Minestrone Soup with Pork Crackle Crumb
A twist on an old classic - this delicious Minestrone Soup with Pork Crackle Crumb is a dish that will please the whole family.
40 minutes
Capable Cooks
4
What you’ll need
300g pork rind
300g bacon, diced and cooked
4 Tbsp. olive oil
1 red capsicum, diced
2 carrots, peeled and diced
2 celery stalks, chopped
¼ cup tomato paste
1 cup green beans, chopped
4 cloves garlic, minced
½ tsp. oregano
400g diced tomatoes
4 cups chicken stock
2 cups water
2 bay leaves
1 cup macaroni pasta
400g cannellini beans, rinsed and drained
2 cups spinach
2 tsp. lemon juice
Salt and pepper to season
1 Tbsp. Parsley
Parmesan cheese to serve
How to make it
Preheat oven to 200°C.
Remove rind from packaging and pat dry with paper towel. Rub rind with 1 Tbsp. of salt then place on baking tray.
Place in oven for 20 – 30 mins or until crackle has developed.
Set rind aside to cool.
In a large. saucepan over med. heat, pour in olive oil. Add the onion, capsicum, carrot, celery, tomato paste and cook for 4-5 mins or until vegetables have softened.
Add in the garlic and oregano.
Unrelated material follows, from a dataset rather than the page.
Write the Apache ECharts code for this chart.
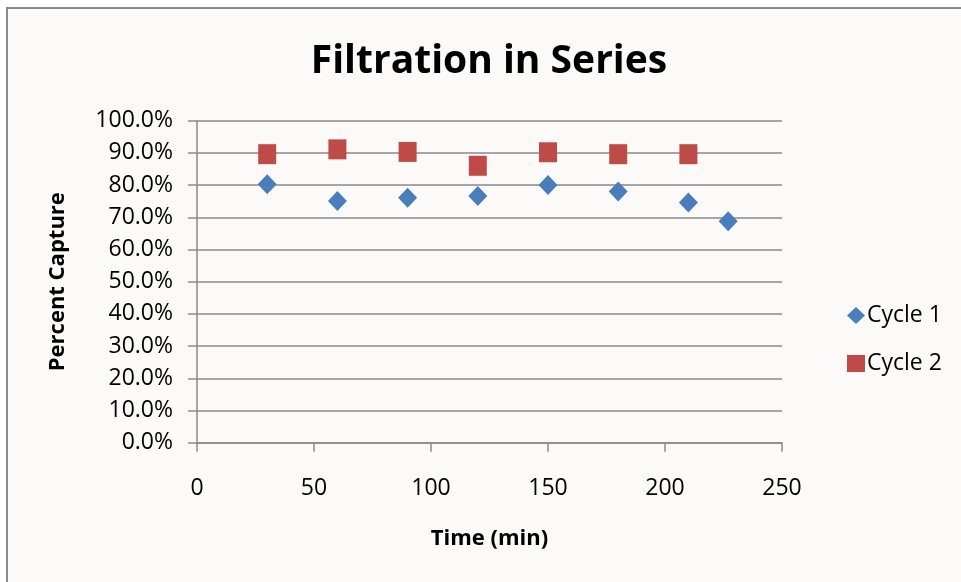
<!DOCTYPE html>
<html>
<head>
<meta charset="utf-8">
<script src="https://cdn.jsdelivr.net/npm/echarts@6/dist/echarts.min.js"></script>
<style>
  html, body { margin: 0; padding: 0; background: #ffffff; }
  #chart { width: 961px; height: 582px; }
</style>
</head>
<body>
<div id="chart"></div>
<script>
// Percent of material captured over time, two filtration cycles
const cycle1Time = [30, 60, 90, 120, 150, 180, 210, 227];
const cycle1Capture = [80.3, 75.1, 76.1, 76.6, 80.0, 78.0, 74.6, 68.8];
const cycle2Time = [30, 60, 90, 120, 150, 180, 210];
const cycle2Capture = [89.6, 91.1, 90.3, 86.0, 90.2, 89.6, 89.6];
const seriesNames = ['Cycle 1', 'Cycle 2'];

const pairs = (xs, ys) => xs.map((x, i) => [x, ys[i]]);

const font = '"Open Sans", Lato, sans-serif';
const gridColor = '#8a8a8a';

const chart = echarts.init(document.getElementById('chart'), null, { renderer: 'canvas' });

chart.setOption({
  animation: false,
  backgroundColor: '#ffffff',
  graphic: [
    {
      type: 'rect', z: -10, silent: true,
      shape: { x: 7, y: 8, width: 1000, height: 600 },
      style: { fill: '#fbfaf8', stroke: '#8a8a8a', lineWidth: 2 }
    },
    {
      type: 'text', z: -20, silent: true, left: 338, top: -16,
      style: { text: '227', fontSize: 20, fontFamily: font, fill: '#000' }
    },
    {
      type: 'text', z: -20, silent: true, left: 470, top: -16,
      style: { text: '68.8%', fontSize: 20, fontFamily: font, fill: '#000' }
    }
  ],
  title: {
    text: 'Filtration in Series',
    left: 484, top: 37, textAlign: 'center',
    textStyle: { fontFamily: font, fontSize: 39, fontWeight: 'bold', color: '#000' }
  },
  grid: { left: 197, right: 179, top: 120.7, bottom: 139.3, containLabel: false },
  legend: {
    orient: 'vertical',
    left: 842, top: 299,
    itemGap: 25, itemWidth: 18, itemHeight: 17,
    textStyle: { fontFamily: font, fontSize: 23, color: '#000', padding: [0, 0, 0, -3] },
    data: seriesNames
  },
  xAxis: {
    type: 'value', min: 0, max: 250, interval: 50,
    name: 'Time (min)', nameLocation: 'middle', nameGap: 85,
    nameTextStyle: { fontFamily: font, fontSize: 22, fontWeight: 'bold', color: '#000' },
    axisLine: { show: true, lineStyle: { color: gridColor, width: 1.5 } },
    axisTick: { show: true, inside: false, length: 9, lineStyle: { color: gridColor, width: 1.5 } },
    axisLabel: { fontFamily: font, fontSize: 23, color: '#000', margin: 34 },
    splitLine: { show: false }
  },
  yAxis: {
    type: 'value', min: 0, max: 100, interval: 10,
    name: 'Percent Capture', nameLocation: 'middle', nameGap: 128, nameRotate: 90,
    nameTextStyle: { fontFamily: font, fontSize: 22, fontWeight: 'bold', color: '#000' },
    axisLine: { show: true, lineStyle: { color: gridColor, width: 1.5 } },
    axisTick: { show: true, inside: false, length: 9, lineStyle: { color: gridColor, width: 1.5 } },
    axisLabel: {
      fontFamily: font, fontSize: 23, color: '#000', margin: 24,
      formatter: v => v.toFixed(1) + '%'
    },
    splitLine: { show: true, lineStyle: { color: gridColor, width: 1.5 } }
  },
  series: [
    {
      name: seriesNames[0], type: 'scatter',
      symbol: 'diamond', symbolSize: [19, 20],
      itemStyle: { color: '#4a7ebb', opacity: 1 },
      data: pairs(cycle1Time, cycle1Capture)
    },
    {
      name: seriesNames[1], type: 'scatter',
      symbol: 'rect', symbolSize: [18, 20],
      itemStyle: { color: '#be4b48', opacity: 1 },
      data: pairs(cycle2Time, cycle2Capture)
    }
  ]
});
</script>
</body>
</html>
Cook for 2 mins. Pour in diced tomatoes, broth and water. Add salt, pepper and bay leaves. Bring to the boil, reduce heat then cover. Allow to simmer for 15 mins.
Add macaroni, green beans, and cannellini beans. Simmer for 20 mins or until the pasta is cooked. Remove bay leaves and stir through lemon juice.
Meanwhile, place crackle into food processor. Blitz until crackle resembles crumbs.
Season with more salt and pepper. Divide into bowls and garnish with grated Parmesan and parsley.